Study finds how gut microbes can lead to scarring, vessel damage in scleroderma
ANI Aug 25, 2022
A substance produced by gut microbes may cause scarring and blood vessel damage in scleroderma patients, according to a recent study.
The findings of the study were published in the journal iScience. The intestinal microbiome regulates immunity, and its alterations play a role in autoimmune conditions such as scleroderma. However, until now, researchers did not know how alterations in the intestinal microbiome contribute to fibrosis and vascular damage characteristic of scleroderma.
Researchers from Michigan medicine investigated how a compound generated by the gut microbiome called trimethylamine N-oxide, or TMAO, could cause changes to cellular processes in scleroderma that trigger fibrosis, inflammation and vascular injury.
TMAO is formed in the liver after the gut metabolises nutrients such as choline and carnitine, which are abundant in the western diet that is rich in meat.
Results published in iScience reveal that the TMAO can reprogram cells to become scar-forming myofibroblasts, which lead to fibrosis and vascular damage.

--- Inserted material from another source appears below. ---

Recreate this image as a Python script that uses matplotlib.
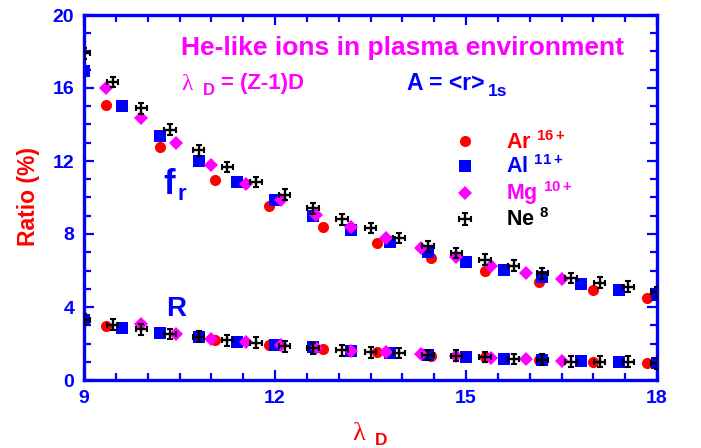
import numpy as np
import matplotlib
matplotlib.use("Agg")
import matplotlib.pyplot as plt
from matplotlib.ticker import MultipleLocator
from matplotlib.legend_handler import HandlerErrorbar
from matplotlib.container import ErrorbarContainer

plt.rcParams['font.family'] = ['Liberation Sans', 'DejaVu Sans']
plt.rcParams['mathtext.fontset'] = 'custom'
plt.rcParams['mathtext.rm'] = 'Liberation Sans'
plt.rcParams['mathtext.bf'] = 'Liberation Sans:bold'

# ---------------- data ----------------
ar_x = [9.35, 10.2, 11.05, 11.9, 12.75, 13.6, 14.45, 15.3, 16.15, 17.0, 17.85]
ar_fr = [15.07, 12.77, 10.96, 9.53, 8.38, 7.51, 6.66, 5.97, 5.37, 4.93, 4.49]
ar_R = [2.97, 2.58, 2.19, 1.92, 1.70, 1.53, 1.32, 1.26, 1.10, 0.99, 0.93]

al_x = [9.0, 9.6, 10.2, 10.8, 11.4, 12.0, 12.6, 13.2, 13.8, 14.4, 15.0, 15.6,
        16.2, 16.8, 17.4, 18.0]
al_fr = [16.95, 15.01, 13.37, 12.0, 10.85, 9.86, 8.99, 8.22, 7.56, 7.01, 6.47,
         6.03, 5.64, 5.26, 4.93, 4.66]
al_R = [3.29, 2.85, 2.58, 2.36, 2.08, 1.92, 1.81, 1.59, 1.48, 1.37, 1.26, 1.15,
        1.10, 1.04, 0.99, 0.93]

mg_x = [9.35, 9.9, 10.45, 11.0, 11.55, 12.1, 12.65, 13.2, 13.75, 14.3, 14.85,
        15.4, 15.95, 16.5]
mg_fr = [16.0, 14.36, 12.99, 11.78, 10.74, 9.86, 9.04, 8.38, 7.78, 7.23, 6.74,
         6.25, 5.86, 5.53]
mg_R = [np.nan, 3.07, 2.52, 2.25, 2.08, 1.92, 1.75, 1.59, 1.53, 1.42, 1.32,
        1.21, 1.15, 1.04]

ne_x = [9.0, 9.45, 9.9, 10.35, 10.8, 11.25, 11.7, 12.15, 12.6, 13.05, 13.5,
        13.95, 14.4, 14.85, 15.3, 15.75, 16.2, 16.65, 17.1, 17.55, 18.0]
ne_fr = [17.9, 16.33, 14.9, 13.7, 12.6, 11.67, 10.85, 10.14, 9.42, 8.82, 8.33,
         7.78, 7.34, 6.96, 6.58, 6.25, 5.86, 5.59, 5.32, 5.10, 4.82]
ne_R = [3.29, 3.03, 2.79, 2.52, 2.36, 2.19, 2.03, 1.86, 1.75, 1.64, 1.53, 1.48,
        1.37, 1.32, 1.26, 1.15, 1.10, 0.99, 0.99, 0.99, 0.93]
ne_xerr = 0.09
ne_yerr = 0.3

legend_names = ['Ar', 'Al', 'Mg', 'Ne']
legend_sups = ['16+', '11+', '10+', '8']

xticks = [9, 12, 15, 18]
yticks = [0, 4, 8, 12, 16, 20]

RED, BLUE, MAG, BLK = '#FF0000', '#0000FF', '#FF00FF', '#000000'

# ---------------- figure ----------------
W, H = 701, 448
fig = plt.figure(figsize=(W / 100, H / 100), dpi=100)
ax = fig.add_axes([84 / W, 1 - 380 / H, (657 - 84) / W, (380 - 15) / H])


def P(px, py):
    return px / W, 1 - py / H


h_ar, = ax.plot(ar_x, ar_fr, 'o', color=RED, ms=8, mew=0, zorder=3)
ax.plot(ar_x, ar_R, 'o', color=RED, ms=8, mew=0, zorder=3)
h_al, = ax.plot(al_x, al_fr, 's', color=BLUE, ms=8, mew=0, zorder=4)
ax.plot(al_x, al_R, 's', color=BLUE, ms=8, mew=0, zorder=4)
h_mg, = ax.plot(mg_x, mg_fr, 'D', color=MAG, ms=7.3, mew=0, zorder=5)
ax.plot(mg_x, mg_R, 'D', color=MAG, ms=7.3, mew=0, zorder=5)
eb_kw = dict(fmt='none', ecolor=BLK, elinewidth=1.7, capsize=2.0,
             capthick=1.5, zorder=6)
h_ne = ax.errorbar(ne_x, ne_fr, xerr=ne_xerr, yerr=ne_yerr, **eb_kw)
ax.errorbar(ne_x, ne_R, xerr=ne_xerr, yerr=ne_yerr, **eb_kw)

ax.set_xlim(9, 18)
ax.set_ylim(0, 20)
ax.set_xticks(xticks)
ax.set_yticks(yticks)
ax.xaxis.set_minor_locator(MultipleLocator(0.5))
ax.yaxis.set_minor_locator(MultipleLocator(1))
ax.tick_params(which='both', direction='in', top=True, right=True,
               color=BLUE, width=1.6)
ax.tick_params(which='major', length=7.5, pad=7, labelsize=14,
               labelcolor=BLUE)
ax.tick_params(which='minor', length=4.8)
for lab in ax.get_xticklabels() + ax.get_yticklabels():
    lab.set_fontweight('bold')
for sp in ax.spines.values():
    sp.set_color(BLUE)
    sp.set_linewidth(2.4)

# y label
fig.text(*P(28, 197), 'Ratio (%)', color=RED, fontsize=16.5,
         fontweight='bold', rotation=90, ha='center', va='center')

# x label  lambda_D
fig.text(*P(352, 440), '\u03bb', color=RED, fontsize=19,
         family='Liberation Serif', ha='left', va='baseline')
fig.text(*P(375, 445), 'D', color=RED, fontsize=12.5, fontweight='bold',
         ha='left', va='baseline')

# annotations
fig.text(*P(181, 55), 'He-like ions in plasma environment', color=MAG,
         fontsize=19, fontweight='bold', ha='left', va='baseline')
fig.text(*P(181, 90), '\u03bb', color=MAG, fontsize=17,
         family='Liberation Serif', ha='left', va='baseline')
fig.text(*P(203, 95), 'D', color=MAG, fontsize=12, fontweight='bold',
         ha='left', va='baseline')
fig.text(*P(221, 89), '= (Z-1)D', color=MAG, fontsize=16,
         fontweight='bold', ha='left', va='baseline')
fig.text(*P(407, 90), 'A = <r>', color=BLUE, fontsize=16.5,
         fontweight='bold', ha='left', va='baseline')
fig.text(*P(488, 96), '1s', color=BLUE, fontsize=12.5,
         fontweight='bold', ha='left', va='baseline')
fig.text(*P(163, 194), 'f', color=BLUE, fontsize=25,
         fontweight='bold', ha='left', va='baseline')
fig.text(*P(177, 200), 'r', color=BLUE, fontsize=16,
         fontweight='bold', ha='left', va='baseline')
fig.text(*P(166, 316), 'R', color=BLUE, fontsize=20,
         fontweight='bold', ha='left', va='baseline')

# legend
labels = [r'%s $\mathbf{^{%s}}$' % (n, s) for n, s in zip(legend_names, legend_sups)]
leg = ax.legend([h_ar, h_al, h_mg, h_ne], labels, loc='upper left',
                bbox_to_anchor=P(458.5, 131), bbox_transform=fig.transFigure,
                frameon=False, borderpad=0, borderaxespad=0,
                handlelength=0.6, handletextpad=1.6, labelspacing=0.06,
                prop={'weight': 'bold', 'size': 15.5},
                handler_map={ErrorbarContainer:
                             HandlerErrorbar(xerr_size=0.27, yerr_size=0.27)})
for t, c in zip(leg.get_texts(), [RED, BLUE, MAG, BLK]):
    t.set_color(c)

fig.savefig('out.png', dpi=100)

Moreover, the enzyme responsible for the formation of TMAO, called FMO3, is elevated in patients with scleroderma.
"We have uncovered a novel mechanism linking the Western diet, the gut microbiome and some of the devastating effects of scleroderma," said John Varga, M.D., senior author of the paper and chief of the Division of rheumatology at the University of Michigan health.
"We will next examine whether drugs or food products like virgin olive oil, can be used to block the formation of this compound in the gut to treat fibrosis."